## Exercise instructions
Exactly the lines from the one with "Write a Python" through the one with "-0.6), (-0.8, -0.6)))" should be returned, both ends included and nothing else. Omit any pictures.

## The input
________

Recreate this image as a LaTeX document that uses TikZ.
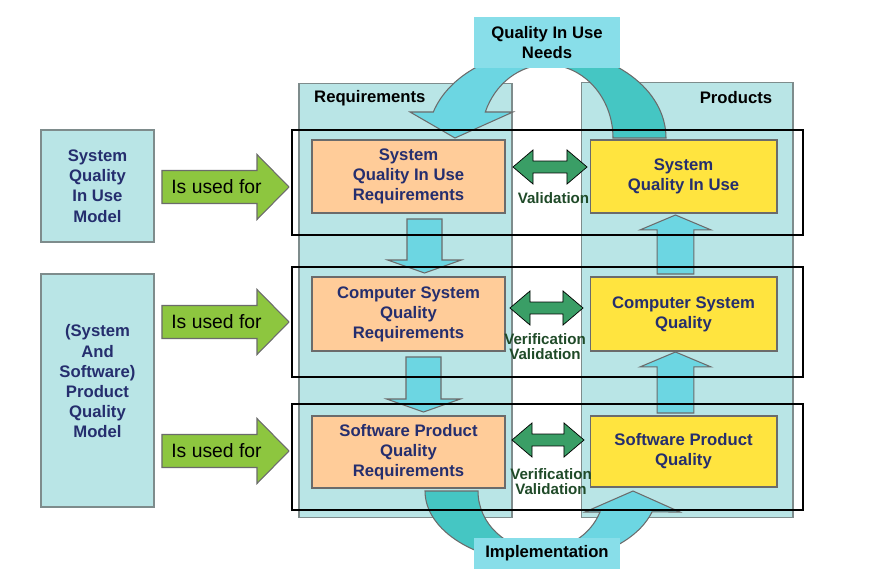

________

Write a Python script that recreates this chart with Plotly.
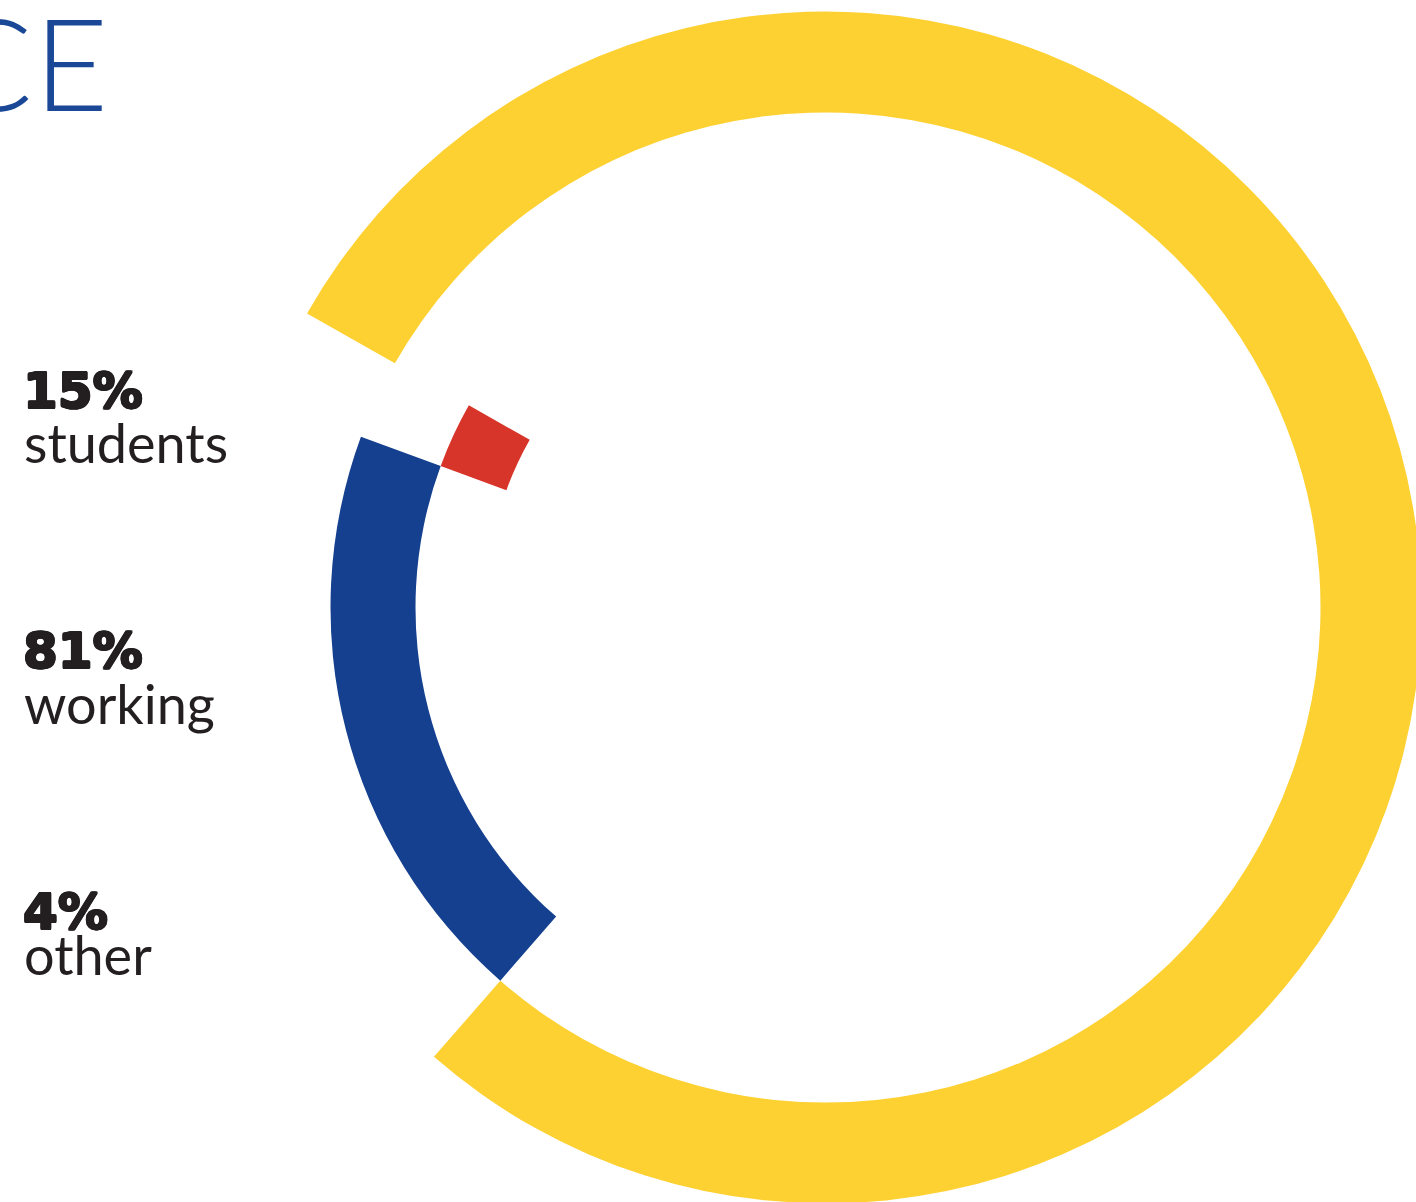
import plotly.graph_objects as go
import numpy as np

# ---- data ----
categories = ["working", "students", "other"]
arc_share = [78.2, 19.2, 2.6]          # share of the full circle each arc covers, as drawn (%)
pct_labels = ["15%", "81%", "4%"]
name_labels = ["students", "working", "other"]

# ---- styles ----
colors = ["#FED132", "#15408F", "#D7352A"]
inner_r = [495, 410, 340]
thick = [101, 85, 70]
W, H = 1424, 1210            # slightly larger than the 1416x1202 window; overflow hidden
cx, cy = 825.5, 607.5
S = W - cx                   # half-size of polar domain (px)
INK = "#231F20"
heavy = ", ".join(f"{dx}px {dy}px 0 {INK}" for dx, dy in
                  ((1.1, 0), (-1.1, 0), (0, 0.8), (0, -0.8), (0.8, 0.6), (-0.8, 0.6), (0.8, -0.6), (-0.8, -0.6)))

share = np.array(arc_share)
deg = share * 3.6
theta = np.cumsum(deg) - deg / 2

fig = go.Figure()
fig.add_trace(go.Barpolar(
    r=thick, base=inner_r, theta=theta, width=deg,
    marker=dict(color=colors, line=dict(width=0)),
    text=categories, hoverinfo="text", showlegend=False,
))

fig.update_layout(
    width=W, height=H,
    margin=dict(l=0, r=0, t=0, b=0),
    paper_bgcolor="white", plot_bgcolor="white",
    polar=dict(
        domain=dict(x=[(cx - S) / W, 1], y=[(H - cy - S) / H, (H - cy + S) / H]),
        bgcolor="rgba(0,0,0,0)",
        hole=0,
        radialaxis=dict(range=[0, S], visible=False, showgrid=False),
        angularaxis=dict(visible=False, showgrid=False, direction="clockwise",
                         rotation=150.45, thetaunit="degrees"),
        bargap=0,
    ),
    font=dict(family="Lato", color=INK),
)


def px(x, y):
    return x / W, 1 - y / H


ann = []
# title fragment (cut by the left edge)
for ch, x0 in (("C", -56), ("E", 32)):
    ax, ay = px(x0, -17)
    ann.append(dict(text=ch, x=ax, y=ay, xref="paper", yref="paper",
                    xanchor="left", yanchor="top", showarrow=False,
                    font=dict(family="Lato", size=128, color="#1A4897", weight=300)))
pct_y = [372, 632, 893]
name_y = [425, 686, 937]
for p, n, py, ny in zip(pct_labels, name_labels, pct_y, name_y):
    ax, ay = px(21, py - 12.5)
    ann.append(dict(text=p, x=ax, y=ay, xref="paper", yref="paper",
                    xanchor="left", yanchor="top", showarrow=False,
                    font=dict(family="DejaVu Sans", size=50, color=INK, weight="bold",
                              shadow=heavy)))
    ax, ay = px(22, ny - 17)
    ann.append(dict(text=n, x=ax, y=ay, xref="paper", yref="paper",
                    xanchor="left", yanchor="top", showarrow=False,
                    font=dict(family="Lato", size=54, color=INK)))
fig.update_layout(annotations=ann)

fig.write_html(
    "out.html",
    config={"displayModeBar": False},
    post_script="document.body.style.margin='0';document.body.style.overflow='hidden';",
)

________

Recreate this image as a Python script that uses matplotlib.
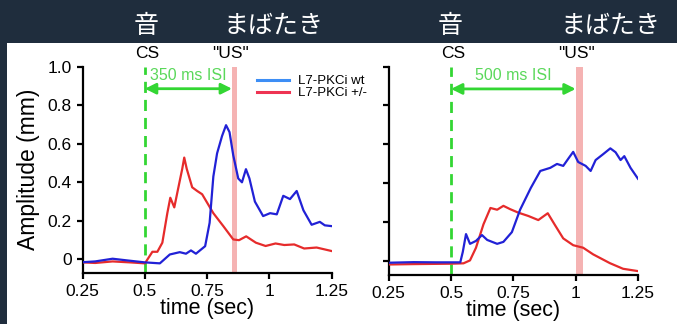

________

## Solution to this exercise
Write a Python script that recreates this chart with Plotly.
import plotly.graph_objects as go
import numpy as np

# ---- data ----
categories = ["working", "students", "other"]
arc_share = [78.2, 19.2, 2.6]          # share of the full circle each arc covers, as drawn (%)
pct_labels = ["15%", "81%", "4%"]
name_labels = ["students", "working", "other"]

# ---- styles ----
colors = ["#FED132", "#15408F", "#D7352A"]
inner_r = [495, 410, 340]
thick = [101, 85, 70]
W, H = 1424, 1210            # slightly larger than the 1416x1202 window; overflow hidden
cx, cy = 825.5, 607.5
S = W - cx                   # half-size of polar domain (px)
INK = "#231F20"
heavy = ", ".join(f"{dx}px {dy}px 0 {INK}" for dx, dy in
                  ((1.1, 0), (-1.1, 0), (0, 0.8), (0, -0.8), (0.8, 0.6), (-0.8, 0.6), (0.8, -0.6), (-0.8, -0.6)))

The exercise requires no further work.